My teaching philosophy is evidence-based and student-centered, incorporating active learning and attention to individual students’ needs. I approach teaching in much the same way that I do research. I make observations in class, read the literature, experiment with teaching tools, and collect data on students’ learning gains and affective responses. I use peer-instruction and interactive learning techniques to engage students into analyses of scientific data that lead them to think and act like scientists. By shifting the focus of instruction from myself to the students, I seek to increase students’ confidence and help them reach their own conclusions. My goal is to improve every student’s ability to apply the process of science.
I am currently teaching two classes at The Ohio State University at Marion:
– EEOB 2510 – Human Anatomy (Fall and Spring 2017): This course is intended as an introduction to human anatomy. We study the anatomy, development, and evolution of the human body. We will work our way through the major systems of the body discussing the function of organs, the developmental and evolutionary processes that lead to these organs, and the pathways of blood, food … I aim to introduce students to the terminology and basics of human anatomy and engage them in critical studies of this anatomy to understand its importance in biomedical fields. The class includes a laboratory section in which we dissect small mammals to explore anatomy ourselves.

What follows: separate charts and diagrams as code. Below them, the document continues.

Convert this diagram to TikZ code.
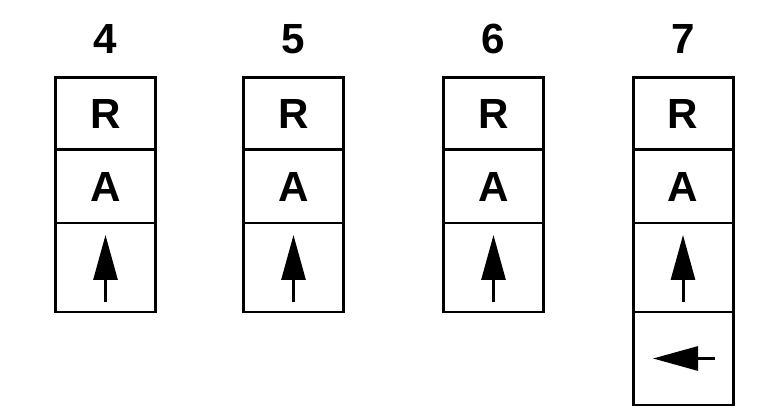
\documentclass[tikz,border=0pt]{standalone}
\usepackage{fontspec}
\setmainfont{Liberation Sans}
\usetikzlibrary{arrows.meta,positioning}

\begin{document}
\begin{tikzpicture}[
  node distance=0pt,
  cell/.style={rectangle, draw, line width=1.7pt, outer sep=0pt, minimum width=2cm, font=\fontsize{24}{28}\selectfont\bfseries},
  rcell/.style={cell, minimum height=1.44cm},
  acell/.style={cell, minimum height=1.46cm},
  dircell/.style={cell, minimum height=1.78cm},
  lastcell/.style={cell, minimum height=1.86cm},
  colnum/.style={anchor=base, font=\fontsize{24}{28}\selectfont\bfseries},
  dirarrow/.style={-{Triangle[length=0.9cm, width=0.48cm]}, line width=1.7pt}
]
\useasboundingbox (0,0) rectangle (15.24,8.32);

% column 4
\node[colnum] (n4) at (2.11,7.25) {4};
\node[rcell, anchor=north] (r4) at (2.11,6.76) {R};
\node[acell, below=of r4] (a4) {A};
\node[dircell, below=of a4] (d4) {};

% column 5
\node[colnum] (n5) at (5.87,7.25) {5};
\node[rcell, anchor=north] (r5) at (5.87,6.76) {R};
\node[acell, below=of r5] (a5) {A};
\node[dircell, below=of a5] (d5) {};

% column 6
\node[colnum] (n6) at (9.87,7.25) {6};
\node[rcell, anchor=north] (r6) at (9.87,6.76) {R};
\node[acell, below=of r6] (a6) {A};
\node[dircell, below=of a6] (d6) {};

% column 7
\node[colnum] (n7) at (13.66,7.25) {7};
\node[rcell, anchor=north] (r7) at (13.66,6.76) {R};
\node[acell, below=of r7] (a7) {A};
\node[dircell, below=of a7] (d7) {};
\node[lastcell, below=of d7] (e7) {};

% arrows in the cells
\draw[dirarrow] ([yshift=-0.69cm]d4.center) -- ([yshift=0.65cm]d4.center);
\draw[dirarrow] ([yshift=-0.69cm]d5.center) -- ([yshift=0.65cm]d5.center);
\draw[dirarrow] ([yshift=-0.69cm]d6.center) -- ([yshift=0.65cm]d6.center);
\draw[dirarrow] ([yshift=-0.69cm]d7.center) -- ([yshift=0.65cm]d7.center);
\draw[dirarrow] ([xshift=0.64cm]e7.center) -- ([xshift=-0.6cm]e7.center);
\end{tikzpicture}
\end{document}
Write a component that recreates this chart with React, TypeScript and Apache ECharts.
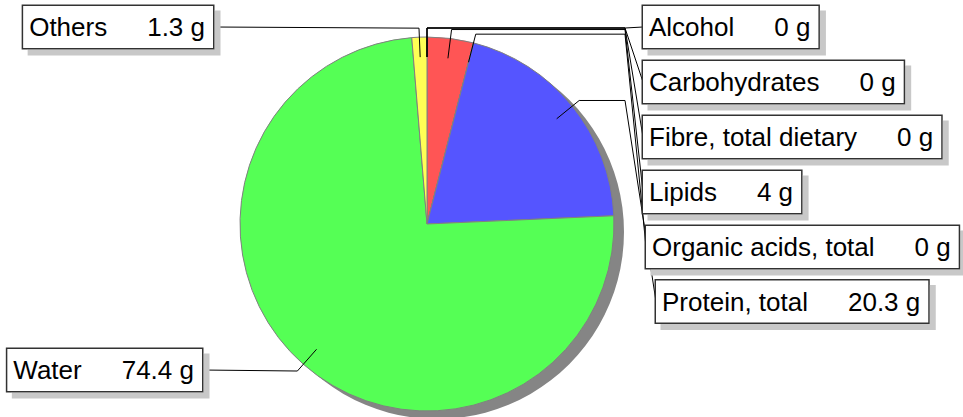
import { useEffect, useRef } from 'react';
import * as echarts from 'echarts';

// ---- data ----
const names = [
  'Alcohol',
  'Carbohydrates',
  'Fibre, total dietary',
  'Lipids',
  'Organic acids, total',
  'Protein, total',
  'Water',
  'Others',
];
const values = [0, 0, 0, 4, 0, 20.3, 74.4, 1.3];
const unit = 'g';
const sliceColors = ['#ff5555', '#ff5555', '#ff5555', '#ff5555', '#5555ff', '#5555ff', '#55ff55', '#ffff55'];

// ---- layout ----
const CX = 427;
const CY = 224;
const R = 187;
const FONT = '"Liberation Sans", Arial, sans-serif';
const FS = 26;
const labelAnchors: { side: 'left' | 'right'; x: number; y: number }[] = [
  { side: 'right', x: 643, y: 27 },
  { side: 'right', x: 643, y: 82 },
  { side: 'right', x: 643, y: 137 },
  { side: 'right', x: 643, y: 192 },
  { side: 'right', x: 646, y: 247 },
  { side: 'right', x: 656, y: 301.5 },
  { side: 'left', x: 202, y: 370 },
  { side: 'left', x: 213, y: 27 },
];
const JOIN_X = 625;

export default function App() {
  const ref = useRef<HTMLDivElement>(null);
  useEffect(() => {
    if (!ref.current) return;
    const chart = echarts.init(ref.current, null, { renderer: 'svg' });
    const total = values.reduce((a, b) => a + b, 0);
    const option: any = {
      animation: false,
      backgroundColor: '#ffffff',
      series: [
        {
          type: 'pie',
          silent: true,
          z: 1,
          center: [CX + 10, CY + 8],
          radius: R,
          startAngle: 90,
          label: { show: false },
          labelLine: { show: false },
          itemStyle: { color: '#858585', borderWidth: 0 },
          emphasis: { disabled: true },
          data: [{ value: 1, name: 'shadow' }],
        },
        {
          type: 'pie',
          silent: true,
          z: 2,
          center: [CX, CY],
          radius: R,
          startAngle: 90,
          clockwise: true,
          emphasis: { disabled: true },
          itemStyle: { borderColor: '#808080', borderWidth: 1 },
          label: { show: false },
          labelLine: { show: false },
          data: names.map((n, i) => ({
            name: n,
            value: values[i],
            itemStyle: { color: sliceColors[i] },
          })),
        },
        {
          type: 'pie',
          silent: true,
          z: 5,
          center: [CX, CY],
          radius: R,
          startAngle: 90,
          clockwise: true,
          avoidLabelOverlap: false,
          emphasis: { disabled: true },
          itemStyle: { color: 'rgba(0,0,0,0)', borderWidth: 0 },
          data: names.map((n, i) => ({ name: n, value: values[i] })),
          label: {
            show: true,
            position: 'outside',
            formatter: (p: any) => `{n|${p.name}}{v|${p.value} ${unit}}`,
            fontFamily: FONT,
            fontSize: FS,
            color: '#000',
            backgroundColor: '#ffffff',
            borderColor: '#333333',
            borderWidth: 1.5,
            padding: [8, 8, 8, 6],
            shadowColor: '#c8c8c8',
            shadowOffsetX: 6,
            shadowOffsetY: 6,
            shadowBlur: 0,
            rich: {
              n: { fontFamily: FONT, fontSize: FS, lineHeight: FS, color: '#000' },
              v: { fontFamily: FONT, fontSize: FS, lineHeight: FS, color: '#000', padding: [0, 0, 0, 40] },
            },
          },
          labelLine: {
            show: true,
            showAbove: true,
            smooth: false,
            lineStyle: { color: '#000', width: 1 },
          },
          labelLayout: (params: any) => {
            const i = params.dataIndex;
            let before = 0;
            for (let k = 0; k < i; k++) before += values[k];
            const mid = ((before + values[i] / 2) / total) * Math.PI * 2;
            const dx = Math.sin(mid);
            const dy = -Math.cos(mid);
            const start = [CX + dx * (R - 20), CY + dy * (R - 20)];
            const elbow = [CX + dx * (R + 9), CY + dy * (R + 9)];
            const a = labelAnchors[i];
            if (a.side === 'right') {
              return {
                x: a.x,
                y: a.y,
                align: 'left',
                verticalAlign: 'middle',
                labelLinePoints: [start, elbow, [JOIN_X, elbow[1]], [a.x, a.y]],
              };
            }
            return {
              x: a.x,
              y: a.y,
              align: 'right',
              verticalAlign: 'middle',
              labelLinePoints: [start, elbow, [a.x, a.y]],
            };
          },
        },
      ],
    };
    chart.setOption(option);
    return () => chart.dispose();
  }, []);
  return (
    <div
      ref={ref}
      style={{ position: 'absolute', left: 0, top: 0, width: 963, height: 417 }}
    />
  );
}
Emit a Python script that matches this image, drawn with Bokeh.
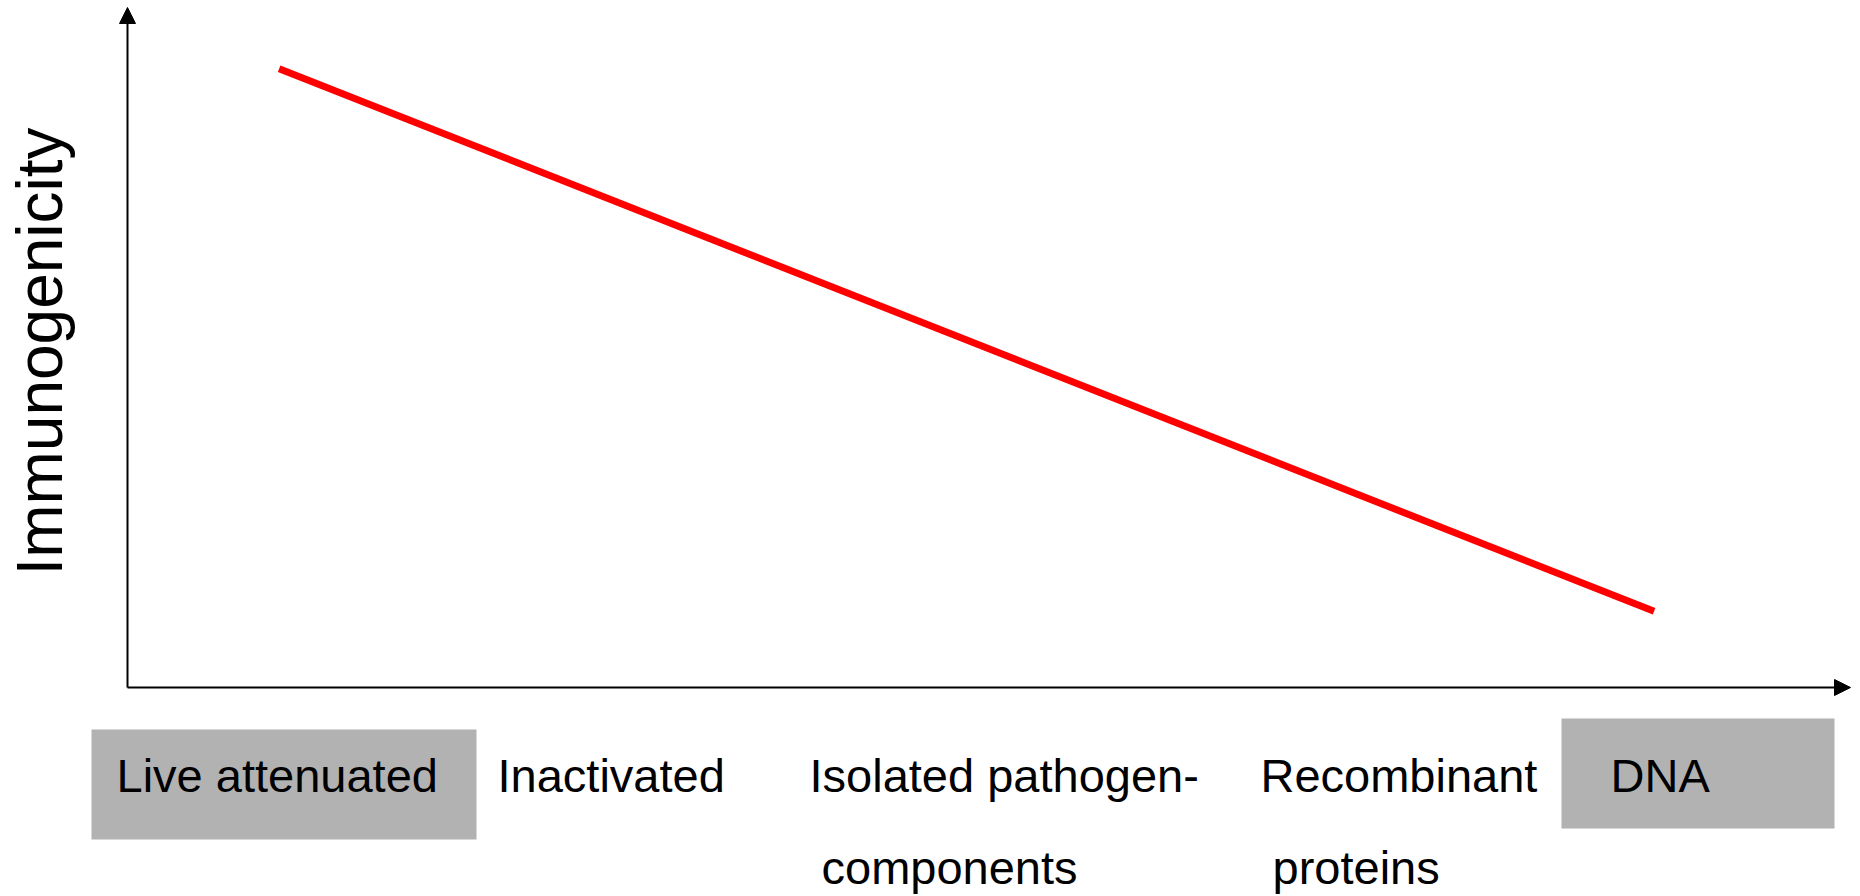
from bokeh.plotting import figure
from bokeh.models import Range1d, Arrow, NormalHead, ColumnDataSource
from bokeh.core.properties import value
from bokeh.embed import file_html
from bokeh.resources import INLINE
import math

# ---------------- data ----------------
categories = ["Live attenuated", "Inactivated", "Isolated pathogen-\ncomponents",
              "Recombinant\nproteins", "DNA"]
highlighted = [True, False, False, False, True]
y_label = "Immunogenicity"
# trend of immunogenicity (axis fractions) from first to last vaccine type
trend_x = [0.088, 0.886]
trend_y = [0.910, 0.112]

# ---------------- layout (pixels of the 1860x896 canvas) ----------------
W, H = 1860, 896
AX_X0, AX_Y0 = 127, 687        # origin of the drawn axes
AX_X1, AX_Y1 = 1850, 7         # arrow tips
SX = AX_X1 - AX_X0
SY = AX_Y0 - AX_Y1

def fx(px):
    return (px - AX_X0) / SX

def fy(py):
    return (AX_Y0 - py) / SY

label_left_px = [116, 497, 809, 1260, 1610]
row_baselines_px = [775, 867]
row_indent_px = [0, 12]
box_px = {0: (91, 476, 729, 839), 4: (1561, 1834, 718, 828)}

FONT = "Liberation Sans"

p = figure(width=W, height=H, x_range=Range1d(fx(0), fx(W)), y_range=Range1d(fy(H), fy(0)),
           min_border=0, toolbar_location=None, output_backend="svg")
p.axis.visible = False
p.grid.visible = False
p.outline_line_color = None
p.background_fill_color = "white"
p.border_fill_color = "white"

# gray boxes behind highlighted categories
bl, br, bt, bb = [], [], [], []
for i, h in enumerate(highlighted):
    if h:
        l, r, t, b = box_px[i]
        bl.append(fx(l)); br.append(fx(r)); bt.append(fy(t)); bb.append(fy(b))
p.quad(left=bl, right=br, top=bt, bottom=bb, fill_color="#b2b2b2", line_color=None)

# axes with arrow heads
p.add_layout(Arrow(end=NormalHead(size=16, fill_color="black", line_color="black", line_width=1),
                   x_start=0, y_start=0, x_end=1, y_end=0, line_width=2, line_color="black"))
p.add_layout(Arrow(end=NormalHead(size=16, fill_color="black", line_color="black", line_width=1),
                   x_start=0, y_start=0, x_end=0, y_end=1, line_width=2, line_color="black"))

# trend line
p.line(trend_x, trend_y, line_color="#ff0000", line_width=7)

# category labels (split into rows)
tx, ty, tt = [], [], []
for i, c in enumerate(categories):
    for j, line in enumerate(c.split("\n")):
        tx.append(fx(label_left_px[i] + row_indent_px[j]))
        ty.append(fy(row_baselines_px[j]))
        tt.append(line)
src = ColumnDataSource(dict(x=tx, y=ty, t=tt))
p.text(x="x", y="y", text="t", source=src, text_font=value(FONT), text_font_size="47px",
       text_align="left", text_baseline="alphabetic", text_color="black")

# y-axis label
p.text(x=[fx(39)], y=[fy(351)], text=[y_label], angle=math.pi / 2, text_font=value(FONT),
       text_font_size="64px", text_align="center", text_baseline="alphabetic", text_color="black")

open("out.html", "w").write(file_html(p, INLINE))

– EEOB 2520 – Human Physiology (Fall and Spring 2017): This course is a survey of the physiology of the human body. We study the human nervous system, sense organs, muscle function, circulation, respiration, digestion, metabolism, kidney function, and reproduction. We go over the structure of the organs, tissues, and cells of the body as well as their function and processes. I aim to introduce students to the physiology of their own body and engage them in critical studies of its application to biomedical fields.